Abdul Malak said this was “good… but it’s not enough, actually, to cover the rise of expenses and to cover our deficit, because we’re losing money every month.”

According to Similarweb L’Orient-Le Jour had 1.2 million visits last month.

Abdul Malak said subscriptions ensure the title’s independence and that its shareholders “leave total freedom to the newsroom”.

Abdul Malak said she had written a five-year plan for the title in February but had to “reshuffle everything” as the war began just two weeks later and resulted in a daily “crisis situation”.

Instead, attention was taken up by deciding where to send L’Orient-Le Jour’s 80 journalists and where not to send them during what she called “security meetings” five times a day.

She described sending journalists and photographers out to cover Israeli attacks and then “trying to locate them on our geolocalisation app and tell them to come back, because we don’t know when the bombings are going to start, so it’s all about dilemmas between security and editorial needs”.

She added that the title also has “pressures and threats from Hezbollah” because its editorial line opposes the terrorist group.

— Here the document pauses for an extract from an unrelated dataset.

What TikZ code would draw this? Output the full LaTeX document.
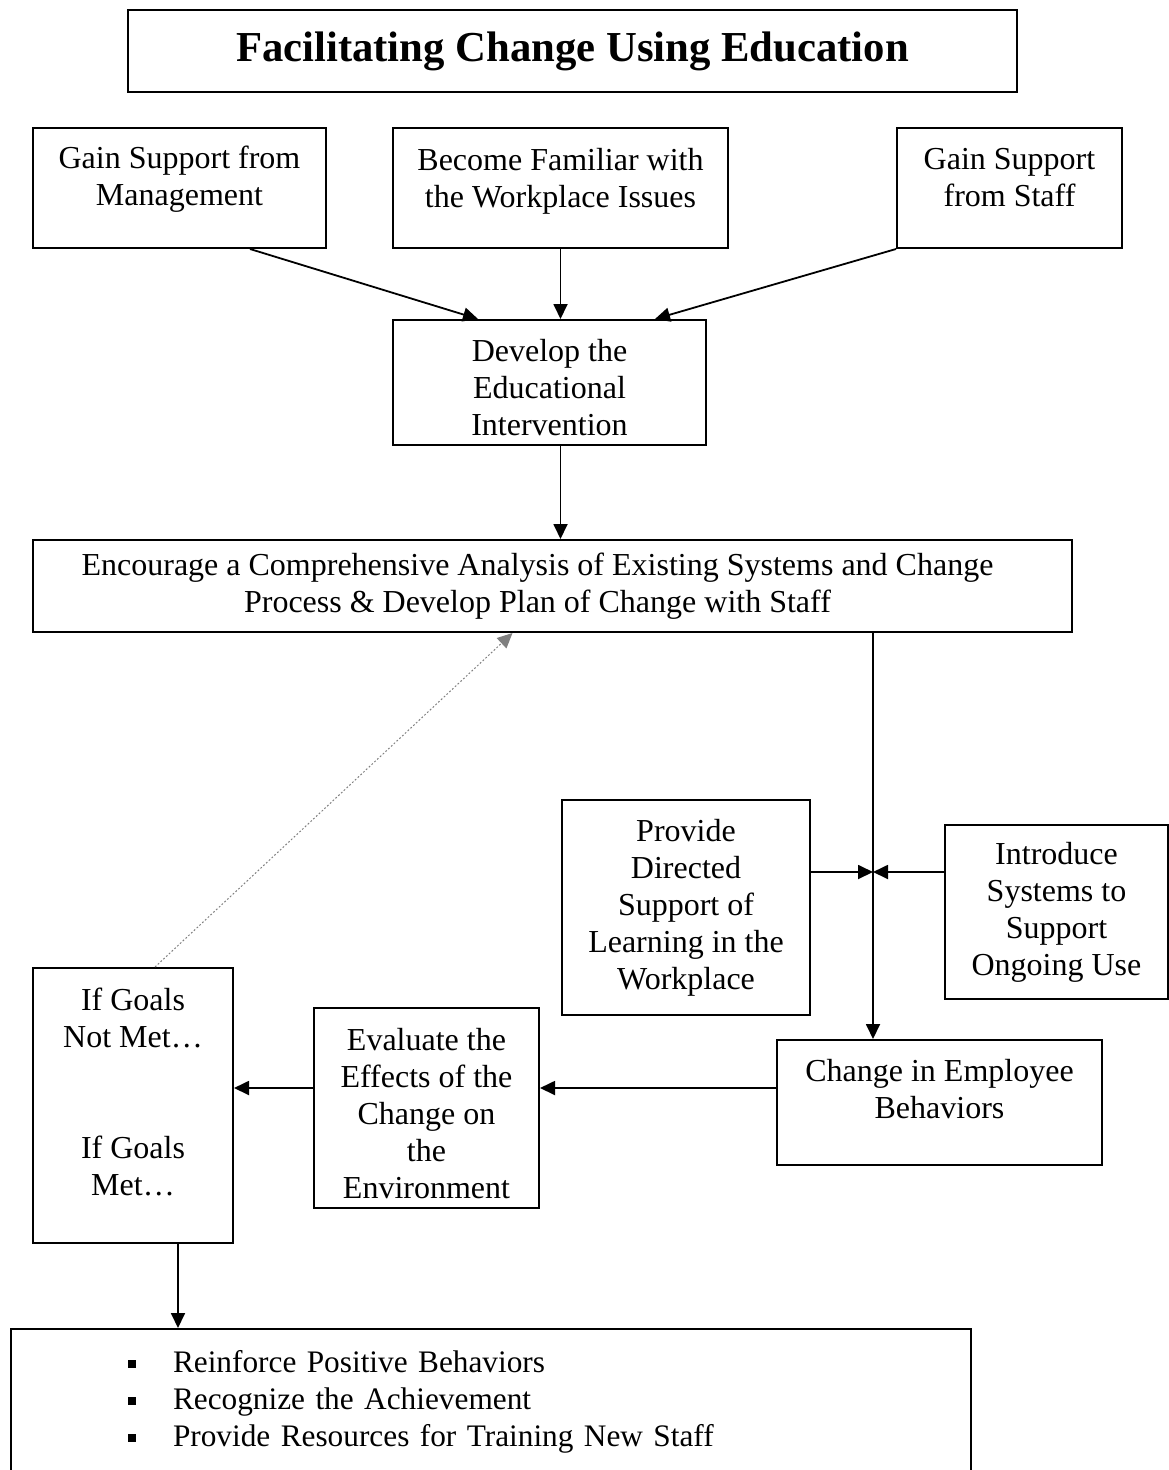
\documentclass[tikz,border=0pt]{standalone}
\usepackage{fontspec}
\setmainfont{Liberation Serif}
\usetikzlibrary{arrows.meta}

\begin{document}
\begin{tikzpicture}[x=1pt,y=-1pt,
  box/.style={draw,line width=2pt,align=center,inner sep=0pt,font=\fontsize{32}{37}\selectfont},
  txt/.style={align=center,inner sep=0pt,font=\fontsize{32}{37}\selectfont},
  arr/.style={line width=1.8pt,-{Triangle[length=15pt,width=14pt]}}]
\useasboundingbox (0,0) rectangle (1169,1470);
% heading
\node[box,line width=2.5pt,minimum width=889,minimum height=82,
  font=\fontsize{42.7}{48}\selectfont\bfseries] (title) at (572.5,51) {Facilitating Change Using Education};
% first row
\node[box,minimum width=293,minimum height=120] (mgmt) at (179.5,188) {};
\node[txt] at ([yshift=9pt]mgmt) {Gain Support from\\Management};
\node[box,minimum width=335,minimum height=120] (familiar) at (560.5,188) {};
\node[txt] at ([yshift=7pt]familiar) {Become Familiar with\\the Workplace Issues};
\node[box,minimum width=225,minimum height=120] (staff) at (1009.5,188) {};
\node[txt] at ([yshift=10pt]staff) {Gain Support\\from Staff};
\node[box,minimum width=313,minimum height=125] (develop) at (549.5,382.5) {};
\node[txt] at ([yshift=-5pt]develop) {Develop the\\Educational\\Intervention};
\node[box,minimum width=1039,minimum height=92] (plan) at (552.5,586) {};
\node[txt] at ([xshift=-15pt]plan) {Encourage a Comprehensive Analysis of Existing Systems and Change\\Process \& Develop Plan of Change with Staff};
% supports
\node[box,minimum width=248,minimum height=215] (directed) at (686,907.5) {Provide\\Directed\\Support of\\Learning in the\\Workplace};
\node[box,minimum width=223,minimum height=174] (introduce) at (1056.5,912) {Introduce\\Systems to\\Support\\Ongoing Use};
% outcome row
\node[box,minimum width=325,minimum height=125] (change) at (939.5,1102.5) {};
\node[txt] at ([yshift=13pt]change) {Change in Employee\\Behaviors};
\node[box,minimum width=225,minimum height=200] (evaluate) at (426.5,1108) {};
\node[txt] at ([yshift=-6pt]evaluate) {Evaluate the\\Effects of the\\Change on\\the\\Environment};
\node[box,minimum width=200,minimum height=275] (ifgoals) at (133,1105.5) {};
\node[txt] at ([yshift=14pt]ifgoals) {If Goals\\Not Met…\\[74pt]If Goals\\Met…};
\node[box,anchor=north west,minimum width=960,minimum height=146,text width=726,align=left,
  font=\fontsize{31.3}{37}\selectfont] (actions) at (10,1328)
  {\makebox[45pt][l]{\rule[5pt]{8pt}{8pt}}Reinforce Positive Behaviors\\
   \makebox[45pt][l]{\rule[5pt]{8pt}{8pt}}Recognize the Achievement\\
   \makebox[45pt][l]{\rule[5pt]{8pt}{8pt}}Provide Resources for Training New Staff};
% connectors
\coordinate (hub) at (873,872);
\coordinate (row) at (0,1088);
\coordinate (down) at ([xshift=45pt]ifgoals.south);
\draw[arr] ([xshift=70.5pt]mgmt.south) -- ([xshift=-71.5pt]develop.north);
\draw[arr] (familiar.south) -- (familiar.south |- develop.north);
\draw[arr] (staff.south west) -- ([xshift=105.5pt]develop.north);
\draw[arr] (familiar.south |- develop.south) -- (familiar.south |- plan.north);
\draw[arr] (hub |- plan.south) -- (hub |- change.north);
\draw[arr] (directed.east |- hub) -- (hub);
\draw[arr] (introduce.west |- hub) -- (hub);
\draw[arr] (change.west |- row) -- (evaluate.east |- row);
\draw[arr] (evaluate.west |- row) -- (ifgoals.east |- row);
\draw[arr] (down) -- (down |- actions.north);
\draw[arr,gray,dotted,line width=1pt] ([xshift=22pt]ifgoals.north) -- ([xshift=-40pt]plan.south);
\end{tikzpicture}
\end{document}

Abdul Malak also said: “Despite all that, we are keeping on, and we are trying to innovate and launch new projects,” citing a new daily podcast.

The future of L’Orient-Le Jour, she said, will be about “building a community” but at the same time becoming more international.

Currently 20% of its audience is in Lebanon, with 80% based elsewhere in mainly French-speaking countries and also English-speaking ones as the newspaper has expanded its coverage in English.

“The idea is how to bridge all these people together and try to create a vibrant link between them and the Lebanese in Lebanon,” Abdul Malak said.

She gave the example of a new content pillar, food (both recipes and food-related reporting in French and English), which she said could lead to new events and therefore revenue.

Abdul Malak said she is now developing an Arabic language offering and that she wants to be more multilingual within the next five years.

“We’ve started with a new project called Voices from the Middle East for the opinion and ideas section, so now we publish intellectuals, writers, activists in Arabic too, and in the future I would love to reach out to audiences in South America, in Portuguese, in Spanish, not necessarily translating all the website, but targeting these audiences with specific newsletters.”

She also wants to diversify L’Orient-Le Jour’s events with new offerings in France, London, the US, Canada and Lebanon itself.